The Internet of Things was first described by Kevin Ashton in 1999. He wrote that “computers – and, therefore, the Internet – are almost wholly dependent on human beings for information. Nearly all of the data available on the Internet was first captured and created by human beings – by typing, pressing a record button, taking a digital picture or scanning a bar code. Conventional diagrams of the Internet … leave out the most numerous and important routers of all – people. The problem is, people have limited time, attention and accuracy – all of which means they are not very good at capturing data about things in the real world. And that’s a big deal. We’re physical, and so is our environment … You can’t eat bits, burn them to stay warm or put them in your gas tank. Ideas and information are important, but things matter much more…. If we had computers that knew everything there was to know about things – using data they gathered without any help from us – we would be able to track and count everything, and greatly reduce waste, loss and cost. We would know when things needed replacing, repairing or recalling, and whether they were fresh or past their best. The Internet of Things has the potential to change the world, just as the Internet did. Maybe even more so.”

Basically, the idea is that virtually everything can be instrumented and the information generated by sensors, meters, log files and so on can be analysed to support what IBM has for some time been calling the Smarter Planet.

However, there is a caveat – and that caveat is that the term “Internet of Things” is something of a misnomer. This is because the collection and analysis of data doesn’t have to go via the Internet. Call detail records are not, for example, collected via the Internet. Indeed, in some cases it might be better if we didn’t use the Internet. For example, suppose that you have online sensors on an aeroplane monitoring the flight control and engine status in real-time. You would not want this system connected to the Internet – if you did that then the system could be hacked and, bearing in mind that modern aircraft have fly-by-wire and autopilot systems, then, potentially, a terrorist could remotely take control of the plane: and we can all imagine the consequences of that. So, yes you want real-time monitoring but that needs to be isolated to the plane’s environment and you also want to analyse the results once the flight is over (to help with things like fuel efficiency, preventative maintenance and so on), but that needs to be handled differently.

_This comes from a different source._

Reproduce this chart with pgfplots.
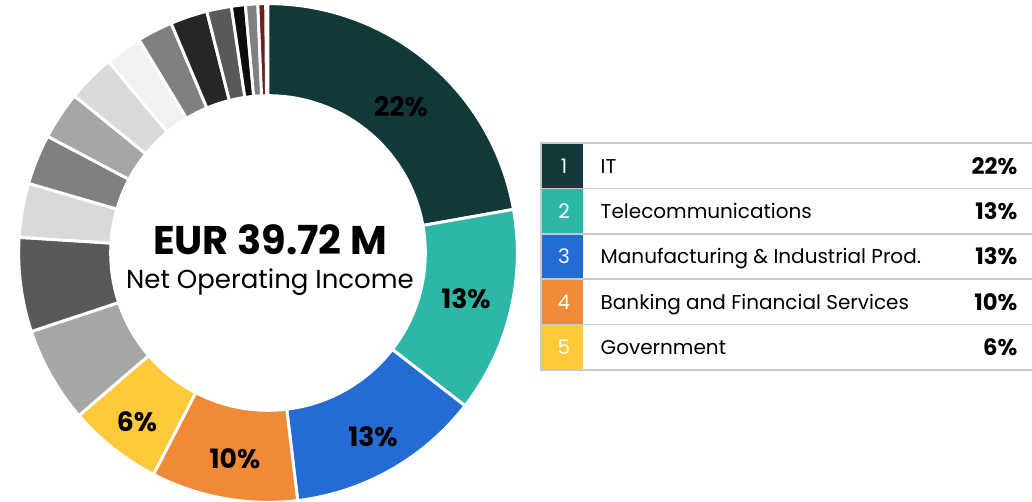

There is a brighter side. As Robin Bloor has pointed out, what we are doing with the Internet of Things is to make existing things smarter: retro-fitting intelligence into what we have already got or, in some cases, simply making extended use of the information that was already been collected but then thrown away. Going further forward there is potential to build things better: a lot of things (Robin quotes the example of sluices to prevent flooding) in our world have simply been constructed by rule of thumb and based on experience but the Internet of Things provides the opportunity to build things smarter: to have intelligent flood prevention, for example; or to have intelligent speed limits that reduce speed limits to 20mph during the school day but not at 3.00am in the morning, or which adjust according to weather and traffic conditions.

The Internet of Things is really only starting but I think Kevin Ashton was right: it will change the world.